しかしながら日本人特有のこうした側面は、公共サービスにおいては、非常に厄介な形で現れます。

 

一人ひとり、個人の事情に合わせて丁寧に公共サービスを行おうとしたら、迅速さは失われますし、コストも非常にかかります。

(マイナンバーを活用して、高度な公共サービスも可能ですが、世間の合意は得られておらず、現状そこまでは至っていません。)

 

一昔前、「年金記録問題」が発生しました
(※実は今も収束していませんが・・・)。あのとき、立ち上げ当初から、私は社労士として総務省で関わっておりました。当初は、「納付したと推認できる状態なら年金記録として認定する」とした、ふわっとしたものでした。

日本の公務員さんは良い意味で「まじめ」ですので、ふわっとした形でなく、どんどん納付したと推認できる事例を積み重ね、膨大な資料が出来上がりました。

確かに真実を突き詰めていくことは大事かもしれませんが、そもそも複雑すぎる年金制度が、エラーや間違いを起こす原因であったと思いますし、現在も同じような危険を抱えております。
(その証拠に年金機構のホーム―ページには、毎月「事務処理誤り」が発表されております。職員が怠けているというのではなく、本当に年金制度は難しすぎるのです。)

 

 

 

 

 

 

雇調金活用を妨げているものとは?

社労士として色々給付金業務に携わっている経験から、雇用調整助成金の活用が進まないのは、次の3つの要因があろうかと思います。
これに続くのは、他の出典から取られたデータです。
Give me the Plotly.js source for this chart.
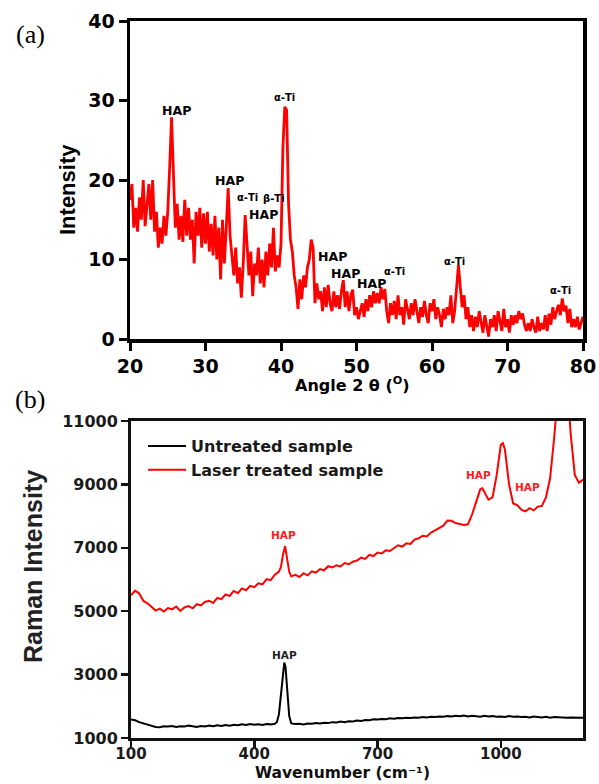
<!DOCTYPE html>
<html>
<head>
<meta charset="utf-8">
<script src="https://cdn.plot.ly/plotly-3.0.1.min.js"></script>
<style>html,body{margin:0;padding:0;background:#fff;}#chart{width:599px;height:784px;}</style>
</head>
<body>
<div id="chart"></div>
<script>
// ---------- (a) XRD data ----------
const xrdStart = 20;
const xrdStep = 0.25;
const xrdIntensity = [
  17.5, 19.5, 14.0, 16.5,
  13.5, 17.8, 15.0, 20.0,
  14.2, 17.0, 19.5, 15.0,
  20.0, 13.5, 16.0, 11.5,
  14.0, 12.0, 15.5, 13.0,
  16.0, 21.5, 27.9, 21.0,
  14.0, 17.0, 12.5, 15.5,
  12.2, 17.5, 13.0, 16.5,
  12.5, 15.0, 9.5, 16.0,
  13.0, 16.5, 11.5, 15.8,
  12.0, 16.0, 11.0, 14.5,
  10.5, 15.5, 10.0, 14.0,
  7.5, 15.0, 9.5, 14.0,
  19.0, 13.0, 10.5, 8.0,
  11.5, 7.0, 9.0, 5.2,
  9.5, 15.6, 12.0, 8.0,
  11.0, 5.4, 9.5, 8.0,
  11.5, 7.0, 10.0, 6.5,
  11.0, 8.0, 12.0, 9.0,
  14.0, 8.5, 10.5, 9.0,
  12.0, 24.0, 29.2, 28.8,
  17.0, 12.5, 11.0, 8.0,
  6.5, 3.8, 7.5, 5.0,
  8.0, 6.5, 9.0, 10.0,
  12.5, 11.5, 4.5, 7.0,
  5.0, 6.0, 3.5, 6.5,
  4.0, 6.8, 4.5, 3.5,
  6.0, 4.0, 5.5, 3.8,
  6.0, 7.4, 4.0, 6.0,
  3.5, 5.5, 6.2, 3.0,
  4.0, 2.5, 3.5, 4.5,
  2.8, 5.0, 3.5, 5.5,
  4.0, 6.0, 4.5, 5.8,
  4.5, 6.5, 5.0, 6.3,
  3.5, 2.0, 4.5, 3.0,
  4.8, 2.5, 5.5, 3.0,
  4.0, 1.8, 5.0, 3.5,
  2.5, 4.5, 3.0, 5.0,
  3.5, 2.0, 4.0, 2.8,
  4.8, 3.0, 2.0, 4.5,
  3.5, 5.0, 2.5, 4.0,
  3.0, 1.5, 3.8, 2.5,
  4.0, 3.0, 5.5, 2.0,
  3.5, 6.0, 9.3, 6.5,
  4.0, 5.5, 2.5, 4.0,
  1.5, 3.0, 1.0, 2.8,
  1.5, 3.5, 2.0, 0.8,
  3.0, 1.5, 0.3, 2.5,
  1.5, 3.0, 1.0, 3.5,
  2.0, 1.0, 3.8, 1.5,
  2.5, 0.8, 3.0, 1.8,
  3.0, 2.0, 3.5, 2.5,
  3.2, 1.8, 1.0, 2.0,
  1.0, 2.5, 1.5, 0.8,
  2.8, 1.0, 2.0, 1.2,
  3.0, 1.0, 3.2, 1.8,
  4.0, 2.5, 3.5, 4.3,
  3.0, 5.1, 3.5, 4.2,
  2.0, 3.8, 1.5, 2.5,
  1.5, 2.8, 1.2, 2.0,
  2.8
];
const xrdAngle = xrdIntensity.map((_, i) => xrdStart + i * xrdStep);

const xrdLabelText = ["HAP", "α-Ti", "HAP", "α-Ti", "β-Ti", "HAP", "HAP", "HAP", "HAP", "α-Ti", "α-Ti", "α-Ti"];
const xrdLabelX    = [26.1, 40.45, 33.2, 35.5, 39.1, 37.7, 46.8, 48.55, 51.96, 54.97, 63.03, 76.97];
const xrdLabelY    = [28.7, 30.4, 20.0, 17.8, 17.7, 15.7, 10.35, 8.26, 7.0, 8.47, 9.73, 6.08];

// ---------- (b) Raman data ----------
const ramanUntreatedX = [100,110,120,130,140,150,160,170,180,190,200,210,220,230,240,250,260,270,280,290,300,310,320,330,340,350,360,370,380,390,400,410,420,430,440,450,455,460,465,470,473,476,480,485,490,500,510,520,530,540,550,560,570,580,590,600,610,620,630,640,650,660,670,680,690,700,710,720,730,740,750,760,770,780,790,800,810,820,830,840,850,860,870,880,890,900,910,920,930,940,950,960,970,980,990,1000,1010,1020,1030,1040,1050,1060,1070,1080,1090,1100,1110,1120,1130,1140,1150,1160,1170,1180,1190,1200];
const ramanUntreatedY = [1580,1560,1500,1460,1420,1390,1350,1340,1370,1360,1380,1350,1370,1360,1390,1370,1350,1380,1360,1390,1370,1400,1380,1410,1390,1420,1400,1430,1410,1440,1420,1430,1410,1440,1430,1450,1500,1750,2400,3200,3380,3250,2500,1700,1460,1440,1450,1430,1460,1450,1470,1460,1480,1470,1500,1490,1520,1500,1530,1520,1550,1540,1570,1560,1590,1580,1600,1590,1620,1610,1630,1620,1640,1630,1650,1640,1660,1650,1670,1660,1680,1670,1690,1680,1700,1690,1710,1680,1700,1690,1670,1700,1680,1690,1670,1680,1660,1690,1670,1680,1660,1670,1650,1680,1660,1650,1670,1640,1660,1650,1660,1640,1650,1640,1650,1640];

const ramanLaserX = [100,110,120,130,140,150,160,170,180,190,200,210,220,230,240,250,260,270,280,290,300,310,320,330,340,350,360,370,380,390,400,410,420,430,440,450,460,465,470,475,480,485,490,500,510,520,530,540,550,560,570,580,590,600,610,620,630,640,650,660,670,680,690,700,710,720,730,740,750,760,770,780,790,800,810,820,830,840,850,860,870,880,890,900,910,920,930,940,950,955,960,970,980,990,1000,1005,1010,1020,1030,1040,1050,1060,1070,1080,1090,1100,1110,1120,1130,1140,1150,1160,1170,1180,1190,1200];
const ramanLaserY = [5500,5650,5560,5330,5250,5120,5020,5080,4990,5100,5060,5150,5010,5120,5160,5090,5220,5180,5290,5330,5260,5420,5380,5530,5480,5640,5570,5720,5660,5800,5760,5880,5850,6010,5980,6150,6250,6400,6800,7050,6600,6250,6100,6150,6080,6200,6130,6260,6220,6330,6290,6420,6380,6450,6410,6520,6480,6560,6600,6690,6650,6780,6740,6850,6820,6920,6900,6990,7080,7040,7140,7120,7260,7300,7380,7360,7480,7550,7620,7700,7860,7850,7780,7760,7720,7740,8050,8450,8850,8880,8750,8520,8600,9300,10250,10300,10100,9000,8400,8350,8200,8150,8250,8180,8300,8320,8600,9200,10500,12500,13500,12500,10600,9300,9050,9150];

const ramanLabelText = ["HAP", "HAP", "HAP", "HAP"];
const ramanLabelX    = [471, 946, 1064, 473];
const ramanLabelY    = [7414, 9298, 8929, 3619];
const ramanLabelColor = ["#ff1a1a", "#ff1a1a", "#ff1a1a", "#222222"];

// ---------- styling ----------
const wideBold = "DejaVu Sans, Verdana, sans-serif";
const arialBold = "Liberation Sans, Arial, sans-serif";

const traces = [
  { x: xrdAngle, y: xrdIntensity, xaxis: "x", yaxis: "y", type: "scatter", mode: "lines",
    line: { color: "#ff0000", width: 2.8 }, showlegend: false, hoverinfo: "skip" },
  { x: ramanUntreatedX, y: ramanUntreatedY, xaxis: "x2", yaxis: "y2", type: "scatter", mode: "lines",
    name: "Untreated sample", line: { color: "#000000", width: 2 } },
  { x: ramanLaserX, y: ramanLaserY, xaxis: "x2", yaxis: "y2", type: "scatter", mode: "lines",
    name: "Laser treated sample", line: { color: "#ff0000", width: 2 } }
];

const annotations = [];
xrdLabelText.forEach((t, i) => {
  const small = t !== "HAP";
  annotations.push({ x: xrdLabelX[i], y: xrdLabelY[i], xref: "x", yref: "y", text: t, showarrow: false,
    xanchor: "center", yanchor: "middle",
    font: { family: wideBold, size: small ? 10 : 12.5, color: "#000", weight: "bold" } });
});
ramanLabelText.forEach((t, i) => {
  annotations.push({ x: ramanLabelX[i], y: ramanLabelY[i], xref: "x2", yref: "y2", text: t, showarrow: false,
    xanchor: "center", yanchor: "middle",
    font: { family: wideBold, size: 10.5, color: ramanLabelColor[i], weight: "bold" } });
});
// axis titles and panel labels
annotations.push(
  { x: 68/599, y: 1 - 190/784, xref: "paper", yref: "paper", text: "Intensity", textangle: -90, showarrow: false,
    xanchor: "center", yanchor: "middle", font: { family: arialBold, size: 22, color: "#000", weight: "bold" } },
  { x: 352/599, y: 1 - 384/784, xref: "paper", yref: "paper", text: "Angle 2 θ (<sup>O</sup>)", showarrow: false,
    xanchor: "center", yanchor: "middle", font: { family: wideBold, size: 16, color: "#000", weight: "bold" } },
  { x: 33/599, y: 1 - 567/784, xref: "paper", yref: "paper", text: "Raman Intensity", textangle: -90, showarrow: false,
    xanchor: "center", yanchor: "middle", font: { family: arialBold, size: 25, color: "#222", weight: "bold" } },
  { x: 342/599, y: 1/784, xref: "paper", yref: "paper", text: "Wavenumber (cm⁻¹)", showarrow: false,
    xanchor: "center", yanchor: "bottom", borderpad: 0, font: { family: wideBold, size: 15.5, color: "#111", weight: "bold" } },
  { x: 30/599, y: 1 - 35/784, xref: "paper", yref: "paper", text: "(a)", showarrow: false,
    xanchor: "center", yanchor: "middle", font: { family: "Liberation Serif, Times New Roman, serif", size: 26, color: "#000" } },
  { x: 30/599, y: 1 - 399/784, xref: "paper", yref: "paper", text: "(b)", showarrow: false,
    xanchor: "center", yanchor: "middle", font: { family: "Liberation Serif, Times New Roman, serif", size: 26, color: "#000" } }
);

const axisA = {
  showline: true, linecolor: "#000", linewidth: 3.5, mirror: true,
  ticks: "outside", ticklen: 8, tickwidth: 3, tickcolor: "#000",
  showgrid: false, zeroline: false,
  tickfont: { family: wideBold, size: 19, color: "#000", weight: "bold" }
};
const axisB = {
  showline: true, linecolor: "#111", linewidth: 3, mirror: true,
  ticks: "outside", ticklen: 7, tickwidth: 2.5, tickcolor: "#111",
  showgrid: false, zeroline: false, tickformat: "d",
  tickfont: { family: wideBold, size: 16, color: "#1a1a1a", weight: "bold" }
};

const layout = {
  width: 599, height: 784,
  margin: { l: 0, r: 0, t: 0, b: 0 },
  paper_bgcolor: "#fff", plot_bgcolor: "#fff",
  xaxis: Object.assign({}, axisA, { domain: [130/599, 583/599], range: [20, 80], tickvals: [20,30,40,50,60,70,80], anchor: "y" }),
  yaxis: Object.assign({}, axisA, { domain: [1 - 339/784, 1 - 21/784], range: [0, 40], tickvals: [0,10,20,30,40], anchor: "x" }),
  xaxis2: Object.assign({}, axisB, { domain: [131/599, 583/599], range: [100, 1200], tickvals: [100,400,700,1000], anchor: "y2",
    ticklabelstandoff: -7, tickfont: { family: wideBold, size: 15, color: "#1a1a1a", weight: "bold" } }),
  yaxis2: Object.assign({}, axisB, { domain: [1 - 738/784, 1 - 421/784], range: [1000, 11000], tickvals: [1000,3000,5000,7000,9000,11000], anchor: "x2" }),
  showlegend: true,
  legend: { x: 143/599, y: 1 - 429/784, xanchor: "left", yanchor: "top", bgcolor: "rgba(0,0,0,0)",
    itemwidth: 38, tracegroupgap: 0,
    font: { family: wideBold, size: 16, color: "#1a1a1a", weight: "bold" } },
  annotations: annotations
};

Plotly.newPlot("chart", traces, layout, { staticPlot: true, displayModeBar: false });
</script>
</body>
</html>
①そもそも、どんな新型コロナ対策給付金があるか、分かりずらい。
(⇒公式の10分動画サイトなどを作成したらいい)
★私もお客様にこんなチラシを作成したりしております。

 

 

②書類作成が難しい
(⇒システムエンジニアに頼んで、クリックするだけで書類作成できるサイトを作成をしたらいい)
(⇒そもそも書類作成できるサイトが作れないような制度は、簡便ではない

 

 

③厚労省としては言いにくいことではあるが、日本企業の現状を踏まえた対応策も公表する。

労働条件通知書や、タイムカード、就業規則などが未整備、社会保険未加入な会社は多いです。
今はそういった日本の現状に即した対処法も公表すべきだと思います。
新型コロナ騒動を、日本の職場環境変化の「大チャンス」と捉え、中小零細も含め、全ての企業が活用しそうな雇用調整助成金を通して、複雑な労務管理とハンコ文化な日本企業の近代化を進めてほしいですね。
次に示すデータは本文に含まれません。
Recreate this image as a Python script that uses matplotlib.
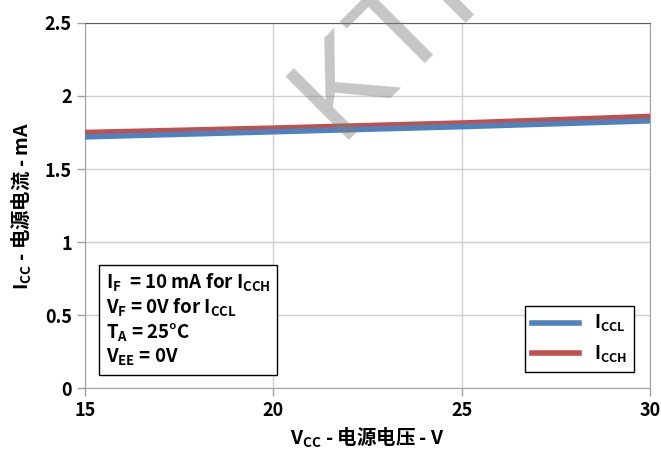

実際問題、普段から労働関係書類を完ぺきに整えている会社は、雇用調整助成金の申請は、比較的楽なはずです。

ドリナビ
ドリナビ
助成金受給には、普段から完ぺきに近い、労働社会保険手続の整備が必要です。

そんなの「当たり前でしょ」と思われるかもしれませんが制度が複雑なため、創業者・経営者には過剰な整備コストが求められております。